Transcribe all of the material below word for word and leave out its pictures.
....
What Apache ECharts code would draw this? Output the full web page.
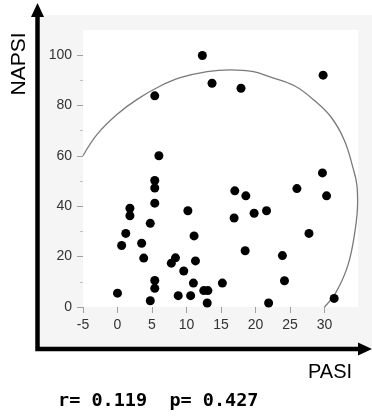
<!DOCTYPE html>
<html>
<head>
<meta charset="utf-8">
<script src="https://cdn.jsdelivr.net/npm/echarts@6/dist/echarts.min.js"></script>
<style>
html,body{margin:0;padding:0;background:#fff;}
#chart{width:372px;height:417px;}
</style>
</head>
<body>
<div id="chart"></div>
<script>
// PASI (x) values of the patients
var pasi = [5.4, 6.0, 12.3, 13.7, 17.9, 29.8, 5.4, 5.4, 5.4, 1.8, 1.8, 4.75, 1.2, 0.6, 3.5, 3.8, 8.4, 7.8, 5.4, 5.4, 4.75, 0, 8.8, 17.0, 18.6, 10.2, 16.9, 19.8, 21.6, 11.1, 18.5, 11.3, 9.6, 11.0, 15.2, 12.5, 13.1, 10.6, 13.0, 21.9, 29.7, 26.0, 30.3, 27.75, 23.9, 24.2, 31.4];
// NAPSI (y) values of the patients
var napsi = [83.8, 60, 99.8, 88.8, 86.8, 92, 50.2, 47.2, 41.2, 39.2, 36.2, 33.2, 29.2, 24.4, 25.3, 19.4, 19.5, 17.4, 10.5, 7.4, 2.5, 5.5, 4.5, 46.1, 44.1, 38.2, 35.3, 37.2, 38.2, 28.2, 22.3, 18.3, 14.3, 9.5, 9.5, 6.5, 6.5, 4.5, 1.6, 1.6, 53.2, 47.0, 44.1, 29.2, 20.4, 10.4, 3.4];
// hand-drawn enclosing curve
var curveX = [-5, -2.9, 0, 2.9, 6.2, 9.1, 13, 16.3, 19.7, 22.1, 25.7, 28.6, 31, 32.9, 34.1, 34.7, 34.8, 34.4, 33.4, 31.7, 30];
var curveY = [60, 68.7, 76.6, 82.5, 87.7, 91, 93.4, 94.1, 93.4, 91.3, 87.7, 81.8, 75.2, 66, 55.5, 48.2, 41.6, 29.8, 16.6, 6.0, 0];
// tick range
var xMin = -5, xMax = 30, xStep = 5, xPanelMax = 35;
var yMin = 0, yMax = 100, yStep = 20;
var xName = 'PASI';
var yName = 'NAPSI';
var statText = 'r= 0.119  p= 0.427';

var points = pasi.map(function (v, i) { return [v, napsi[i]]; });
var curve = curveX.map(function (v, i) { return [v, curveY[i]]; });

var gridLeft = 83, gridTop = 55, gridW = 241.5, gridH = 252;
var pxPerX = gridW / (xMax - xMin);

var chart = echarts.init(document.getElementById('chart'), null, {renderer: 'canvas'});
var labelFont = '"Liberation Sans", Arial, Helvetica, sans-serif';
chart.setOption({
  animation: false,
  backgroundColor: '#ffffff',
  grid: [
    {left: gridLeft, top: gridTop, width: gridW, height: gridH, show: false},
    {left: gridLeft, top: gridTop, width: pxPerX * (xPanelMax - xMin), height: gridH, show: false}
  ],
  xAxis: [{
    gridIndex: 0,
    type: 'value', min: xMin, max: xMax, interval: xStep,
    axisLine: {show: false, onZero: false},
    splitLine: {show: false},
    axisTick: {show: true, length: 6, lineStyle: {color: '#a0a0a0', width: 1}},
    axisLabel: {color: '#333333', fontSize: 14, margin: 11, fontFamily: labelFont}
  }, {
    gridIndex: 1,
    type: 'value', min: xMin, max: xPanelMax, interval: xStep, show: false,
    axisLine: {onZero: false}
  }],
  yAxis: [{
    gridIndex: 0,
    type: 'value', min: yMin, max: yMax, interval: yStep,
    axisLine: {show: false, onZero: false},
    splitLine: {show: false},
    axisTick: {show: true, length: 6, lineStyle: {color: '#a0a0a0', width: 1}},
    minorTick: {show: true, splitNumber: 2, length: 3, lineStyle: {color: '#c0c0c0', width: 1}},
    minorSplitLine: {show: false},
    axisLabel: {color: '#333333', fontSize: 14, margin: 11, fontFamily: labelFont}
  }, {
    gridIndex: 1,
    type: 'value', min: yMin, max: yMax, interval: yStep, show: false,
    axisLine: {onZero: false}
  }],
  series: [{
    type: 'line',
    xAxisIndex: 1, yAxisIndex: 1,
    data: curve,
    smooth: 0.4,
    symbol: 'none',
    clip: false,
    lineStyle: {color: '#7a7a7a', width: 1.3},
    z: 2
  }, {
    type: 'scatter',
    xAxisIndex: 0, yAxisIndex: 0,
    data: points,
    symbol: 'circle',
    symbolSize: 9,
    clip: false,
    itemStyle: {color: '#000000', opacity: 1},
    z: 3
  }],
  graphic: [
    {type: 'rect', z: -10, silent: true, shape: {x: 40, y: 15, width: 332, height: 333}, style: {fill: '#f5f5f5'}},
    {type: 'rect', z: -9, silent: true, shape: {x: 83, y: 30, width: 275, height: 277}, style: {fill: '#ffffff'}},
    {type: 'polyline', z: 10, silent: true, shape: {points: [[37.5, 16], [37.5, 349], [361, 349]]}, style: {stroke: '#000', lineWidth: 4.5, fill: null}},
    {type: 'polygon', z: 10, silent: true, shape: {points: [[37.5, 3], [31, 17], [44, 17]]}, style: {fill: '#000'}},
    {type: 'polygon', z: 10, silent: true, shape: {points: [[372, 349], [358, 342.5], [358, 355.5]]}, style: {fill: '#000'}},
    {type: 'text', z: 10, silent: true, x: 19, y: 64, rotation: Math.PI / 2,
      style: {text: yName, font: '21px "Liberation Sans", Arial, sans-serif', fill: '#000', align: 'center', verticalAlign: 'middle'}},
    {type: 'text', z: 10, silent: true, x: 330, y: 372,
      style: {text: xName, font: '20px "Liberation Sans", Arial, sans-serif', fill: '#000', align: 'center', verticalAlign: 'middle'}},
    {type: 'text', z: 10, silent: true, x: 58, y: 401,
      style: {text: statText, font: 'bold 18.5px "DejaVu Sans Mono", monospace', fill: '#000', align: 'left', verticalAlign: 'middle'}}
  ]
});
</script>
</body>
</html>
....
▶ **ANSWER TO THE TASK**:
What Apache ECharts code would draw this? Output the full web page.
<!DOCTYPE html>
<html>
<head>
<meta charset="utf-8">
<script src="https://cdn.jsdelivr.net/npm/echarts@6/dist/echarts.min.js"></script>
<style>
html,body{margin:0;padding:0;background:#fff;}
#chart{width:372px;height:417px;}
</style>
</head>
<body>
<div id="chart"></div>
<script>
// PASI (x) values of the patients
var pasi = [5.4, 6.0, 12.3, 13.7, 17.9, 29.8, 5.4, 5.4, 5.4, 1.8, 1.8, 4.75, 1.2, 0.6, 3.5, 3.8, 8.4, 7.8, 5.4, 5.4, 4.75, 0, 8.8, 17.0, 18.6, 10.2, 16.9, 19.8, 21.6, 11.1, 18.5, 11.3, 9.6, 11.0, 15.2, 12.5, 13.1, 10.6, 13.0, 21.9, 29.7, 26.0, 30.3, 27.75, 23.9, 24.2, 31.4];
// NAPSI (y) values of the patients
var napsi = [83.8, 60, 99.8, 88.8, 86.8, 92, 50.2, 47.2, 41.2, 39.2, 36.2, 33.2, 29.2, 24.4, 25.3, 19.4, 19.5, 17.4, 10.5, 7.4, 2.5, 5.5, 4.5, 46.1, 44.1, 38.2, 35.3, 37.2, 38.2, 28.2, 22.3, 18.3, 14.3, 9.5, 9.5, 6.5, 6.5, 4.5, 1.6, 1.6, 53.2, 47.0, 44.1, 29.2, 20.4, 10.4, 3.4];
// hand-drawn enclosing curve
var curveX = [-5, -2.9, 0, 2.9, 6.2, 9.1, 13, 16.3, 19.7, 22.1, 25.7, 28.6, 31, 32.9, 34.1, 34.7, 34.8, 34.4, 33.4, 31.7, 30];
var curveY = [60, 68.7, 76.6, 82.5, 87.7, 91, 93.4, 94.1, 93.4, 91.3, 87.7, 81.8, 75.2, 66, 55.5, 48.2, 41.6, 29.8, 16.6, 6.0, 0];
// tick range
var xMin = -5, xMax = 30, xStep = 5, xPanelMax = 35;
var yMin = 0, yMax = 100, yStep = 20;
var xName = 'PASI';
var yName = 'NAPSI';
var statText = 'r= 0.119  p= 0.427';

var points = pasi.map(function (v, i) { return [v, napsi[i]]; });
var curve = curveX.map(function (v, i) { return [v, curveY[i]]; });

var gridLeft = 83, gridTop = 55, gridW = 241.5, gridH = 252;
var pxPerX = gridW / (xMax - xMin);

var chart = echarts.init(document.getElementById('chart'), null, {renderer: 'canvas'});
var labelFont = '"Liberation Sans", Arial, Helvetica, sans-serif';
chart.setOption({
  animation: false,
  backgroundColor: '#ffffff',
  grid: [
    {left: gridLeft, top: gridTop, width: gridW, height: gridH, show: false},
    {left: gridLeft, top: gridTop, width: pxPerX * (xPanelMax - xMin), height: gridH, show: false}
  ],
  xAxis: [{
    gridIndex: 0,
    type: 'value', min: xMin, max: xMax, interval: xStep,
    axisLine: {show: false, onZero: false},
    splitLine: {show: false},
    axisTick: {show: true, length: 6, lineStyle: {color: '#a0a0a0', width: 1}},
    axisLabel: {color: '#333333', fontSize: 14, margin: 11, fontFamily: labelFont}
  }, {
    gridIndex: 1,
    type: 'value', min: xMin, max: xPanelMax, interval: xStep, show: false,
    axisLine: {onZero: false}
  }],
  yAxis: [{
    gridIndex: 0,
    type: 'value', min: yMin, max: yMax, interval: yStep,
    axisLine: {show: false, onZero: false},
    splitLine: {show: false},
    axisTick: {show: true, length: 6, lineStyle: {color: '#a0a0a0', width: 1}},
    minorTick: {show: true, splitNumber: 2, length: 3, lineStyle: {color: '#c0c0c0', width: 1}},
    minorSplitLine: {show: false},
    axisLabel: {color: '#333333', fontSize: 14, margin: 11, fontFamily: labelFont}
  }, {
    gridIndex: 1,
    type: 'value', min: yMin, max: yMax, interval: yStep, show: false,
    axisLine: {onZero: false}
  }],
  series: [{
    type: 'line',
    xAxisIndex: 1, yAxisIndex: 1,
    data: curve,
    smooth: 0.4,
    symbol: 'none',
    clip: false,
    lineStyle: {color: '#7a7a7a', width: 1.3},
    z: 2
  }, {
    type: 'scatter',
    xAxisIndex: 0, yAxisIndex: 0,
    data: points,
    symbol: 'circle',
    symbolSize: 9,
    clip: false,
    itemStyle: {color: '#000000', opacity: 1},
    z: 3
  }],
  graphic: [
    {type: 'rect', z: -10, silent: true, shape: {x: 40, y: 15, width: 332, height: 333}, style: {fill: '#f5f5f5'}},
    {type: 'rect', z: -9, silent: true, shape: {x: 83, y: 30, width: 275, height: 277}, style: {fill: '#ffffff'}},
    {type: 'polyline', z: 10, silent: true, shape: {points: [[37.5, 16], [37.5, 349], [361, 349]]}, style: {stroke: '#000', lineWidth: 4.5, fill: null}},
    {type: 'polygon', z: 10, silent: true, shape: {points: [[37.5, 3], [31, 17], [44, 17]]}, style: {fill: '#000'}},
    {type: 'polygon', z: 10, silent: true, shape: {points: [[372, 349], [358, 342.5], [358, 355.5]]}, style: {fill: '#000'}},
    {type: 'text', z: 10, silent: true, x: 19, y: 64, rotation: Math.PI / 2,
      style: {text: yName, font: '21px "Liberation Sans", Arial, sans-serif', fill: '#000', align: 'center', verticalAlign: 'middle'}},
    {type: 'text', z: 10, silent: true, x: 330, y: 372,
      style: {text: xName, font: '20px "Liberation Sans", Arial, sans-serif', fill: '#000', align: 'center', verticalAlign: 'middle'}},
    {type: 'text', z: 10, silent: true, x: 58, y: 401,
      style: {text: statText, font: 'bold 18.5px "DejaVu Sans Mono", monospace', fill: '#000', align: 'left', verticalAlign: 'middle'}}
  ]
});
</script>
</body>
</html>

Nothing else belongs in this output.